WHAT IS BEING ASKED -
Using the listing below, copy every line that mentions "this".
──────── THE RECORDS ────────
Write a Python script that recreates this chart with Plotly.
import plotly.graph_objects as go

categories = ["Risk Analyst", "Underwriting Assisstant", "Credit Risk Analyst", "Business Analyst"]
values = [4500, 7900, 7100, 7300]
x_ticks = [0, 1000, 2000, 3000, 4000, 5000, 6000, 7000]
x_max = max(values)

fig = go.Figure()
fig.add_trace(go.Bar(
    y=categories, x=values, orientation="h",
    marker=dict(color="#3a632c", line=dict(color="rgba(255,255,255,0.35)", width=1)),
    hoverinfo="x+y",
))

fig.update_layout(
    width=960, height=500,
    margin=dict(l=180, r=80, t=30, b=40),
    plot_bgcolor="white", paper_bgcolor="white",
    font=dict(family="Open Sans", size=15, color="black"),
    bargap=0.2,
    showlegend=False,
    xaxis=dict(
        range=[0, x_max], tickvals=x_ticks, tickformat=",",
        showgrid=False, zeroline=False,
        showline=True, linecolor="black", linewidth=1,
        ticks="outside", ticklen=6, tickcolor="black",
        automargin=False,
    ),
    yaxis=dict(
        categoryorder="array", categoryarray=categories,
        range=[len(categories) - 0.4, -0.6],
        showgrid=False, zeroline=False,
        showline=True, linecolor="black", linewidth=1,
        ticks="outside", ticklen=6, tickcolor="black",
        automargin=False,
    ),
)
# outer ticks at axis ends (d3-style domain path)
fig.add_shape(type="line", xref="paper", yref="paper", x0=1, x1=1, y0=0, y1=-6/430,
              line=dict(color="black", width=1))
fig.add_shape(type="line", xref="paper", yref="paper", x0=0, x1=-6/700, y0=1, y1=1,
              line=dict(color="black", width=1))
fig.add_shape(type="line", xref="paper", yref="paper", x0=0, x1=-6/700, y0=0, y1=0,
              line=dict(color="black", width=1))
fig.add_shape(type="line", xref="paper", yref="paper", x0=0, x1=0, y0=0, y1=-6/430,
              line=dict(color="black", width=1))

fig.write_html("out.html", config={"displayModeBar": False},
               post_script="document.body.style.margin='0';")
────────
──────── THE RECORDS ────────
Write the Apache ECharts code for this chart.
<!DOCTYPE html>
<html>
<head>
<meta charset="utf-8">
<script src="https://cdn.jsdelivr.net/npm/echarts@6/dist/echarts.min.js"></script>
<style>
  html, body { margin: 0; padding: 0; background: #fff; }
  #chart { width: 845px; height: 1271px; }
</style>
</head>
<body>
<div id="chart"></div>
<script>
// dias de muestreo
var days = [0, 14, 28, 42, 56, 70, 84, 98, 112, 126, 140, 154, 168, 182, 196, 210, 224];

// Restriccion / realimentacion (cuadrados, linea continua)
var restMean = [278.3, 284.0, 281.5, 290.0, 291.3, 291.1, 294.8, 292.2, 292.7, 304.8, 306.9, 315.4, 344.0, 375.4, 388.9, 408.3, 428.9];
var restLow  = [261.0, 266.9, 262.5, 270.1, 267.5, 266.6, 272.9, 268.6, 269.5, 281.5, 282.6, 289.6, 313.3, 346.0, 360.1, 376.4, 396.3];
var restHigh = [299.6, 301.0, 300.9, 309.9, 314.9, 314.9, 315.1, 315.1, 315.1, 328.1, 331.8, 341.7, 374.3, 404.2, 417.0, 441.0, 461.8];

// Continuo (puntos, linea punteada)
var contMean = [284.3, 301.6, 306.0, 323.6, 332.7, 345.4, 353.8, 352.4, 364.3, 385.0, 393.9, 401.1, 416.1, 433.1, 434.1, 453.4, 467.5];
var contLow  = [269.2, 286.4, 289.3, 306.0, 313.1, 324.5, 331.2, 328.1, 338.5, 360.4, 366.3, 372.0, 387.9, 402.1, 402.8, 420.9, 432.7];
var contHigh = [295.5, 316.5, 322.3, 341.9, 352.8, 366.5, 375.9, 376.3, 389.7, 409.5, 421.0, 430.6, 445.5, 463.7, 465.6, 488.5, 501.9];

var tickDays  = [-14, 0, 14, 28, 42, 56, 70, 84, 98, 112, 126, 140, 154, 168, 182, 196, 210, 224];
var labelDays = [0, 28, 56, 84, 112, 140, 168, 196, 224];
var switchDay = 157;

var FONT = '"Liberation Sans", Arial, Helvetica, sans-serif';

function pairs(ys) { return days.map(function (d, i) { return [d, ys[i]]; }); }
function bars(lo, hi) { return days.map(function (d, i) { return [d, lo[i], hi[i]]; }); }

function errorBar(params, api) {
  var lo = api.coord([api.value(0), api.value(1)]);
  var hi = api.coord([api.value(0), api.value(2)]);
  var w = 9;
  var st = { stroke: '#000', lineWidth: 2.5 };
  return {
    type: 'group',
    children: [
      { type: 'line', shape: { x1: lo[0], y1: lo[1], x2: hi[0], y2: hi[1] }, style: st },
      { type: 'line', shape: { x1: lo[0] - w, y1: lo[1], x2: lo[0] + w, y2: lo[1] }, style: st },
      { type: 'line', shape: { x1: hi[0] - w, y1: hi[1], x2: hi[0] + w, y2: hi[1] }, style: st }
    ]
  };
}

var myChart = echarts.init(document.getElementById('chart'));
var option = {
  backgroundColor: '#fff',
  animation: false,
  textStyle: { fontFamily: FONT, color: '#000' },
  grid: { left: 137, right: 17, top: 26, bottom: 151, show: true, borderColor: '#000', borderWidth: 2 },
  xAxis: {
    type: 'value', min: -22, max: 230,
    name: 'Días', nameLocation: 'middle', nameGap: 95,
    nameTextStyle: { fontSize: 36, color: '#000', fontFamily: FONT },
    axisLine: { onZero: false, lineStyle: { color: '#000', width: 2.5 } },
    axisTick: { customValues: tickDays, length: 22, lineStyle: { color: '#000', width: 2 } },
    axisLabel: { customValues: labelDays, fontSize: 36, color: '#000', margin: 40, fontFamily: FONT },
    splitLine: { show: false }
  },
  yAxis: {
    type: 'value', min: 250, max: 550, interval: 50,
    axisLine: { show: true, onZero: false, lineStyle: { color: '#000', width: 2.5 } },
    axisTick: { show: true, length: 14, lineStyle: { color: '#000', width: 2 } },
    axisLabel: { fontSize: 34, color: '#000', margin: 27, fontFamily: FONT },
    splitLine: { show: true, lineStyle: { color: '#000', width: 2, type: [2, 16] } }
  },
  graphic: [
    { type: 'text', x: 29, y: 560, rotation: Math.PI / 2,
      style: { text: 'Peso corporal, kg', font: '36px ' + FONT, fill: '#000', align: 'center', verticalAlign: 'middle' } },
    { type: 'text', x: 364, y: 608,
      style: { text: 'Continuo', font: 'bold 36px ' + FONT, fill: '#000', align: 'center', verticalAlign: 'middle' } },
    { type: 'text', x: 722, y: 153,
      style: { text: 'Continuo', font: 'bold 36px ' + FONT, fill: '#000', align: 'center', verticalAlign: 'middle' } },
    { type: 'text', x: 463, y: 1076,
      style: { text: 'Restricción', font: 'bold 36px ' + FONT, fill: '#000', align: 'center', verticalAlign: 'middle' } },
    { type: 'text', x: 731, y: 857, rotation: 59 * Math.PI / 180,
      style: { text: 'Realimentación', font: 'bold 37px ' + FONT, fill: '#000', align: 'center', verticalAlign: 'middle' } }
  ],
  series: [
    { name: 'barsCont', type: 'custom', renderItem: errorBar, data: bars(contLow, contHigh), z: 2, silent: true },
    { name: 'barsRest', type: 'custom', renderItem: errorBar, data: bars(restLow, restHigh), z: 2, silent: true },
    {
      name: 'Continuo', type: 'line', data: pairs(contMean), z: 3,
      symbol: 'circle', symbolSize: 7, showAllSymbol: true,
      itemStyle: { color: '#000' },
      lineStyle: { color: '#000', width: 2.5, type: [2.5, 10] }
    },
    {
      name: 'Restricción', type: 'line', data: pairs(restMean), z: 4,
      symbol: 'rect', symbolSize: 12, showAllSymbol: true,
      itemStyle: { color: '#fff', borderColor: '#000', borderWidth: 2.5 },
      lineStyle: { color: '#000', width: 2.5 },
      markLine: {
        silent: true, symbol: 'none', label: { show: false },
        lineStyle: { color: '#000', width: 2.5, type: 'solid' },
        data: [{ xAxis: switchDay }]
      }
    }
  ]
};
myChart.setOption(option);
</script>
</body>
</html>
────────
TASK RESULT -
Write a Python script that recreates this chart with Plotly.
Write the Apache ECharts code for this chart.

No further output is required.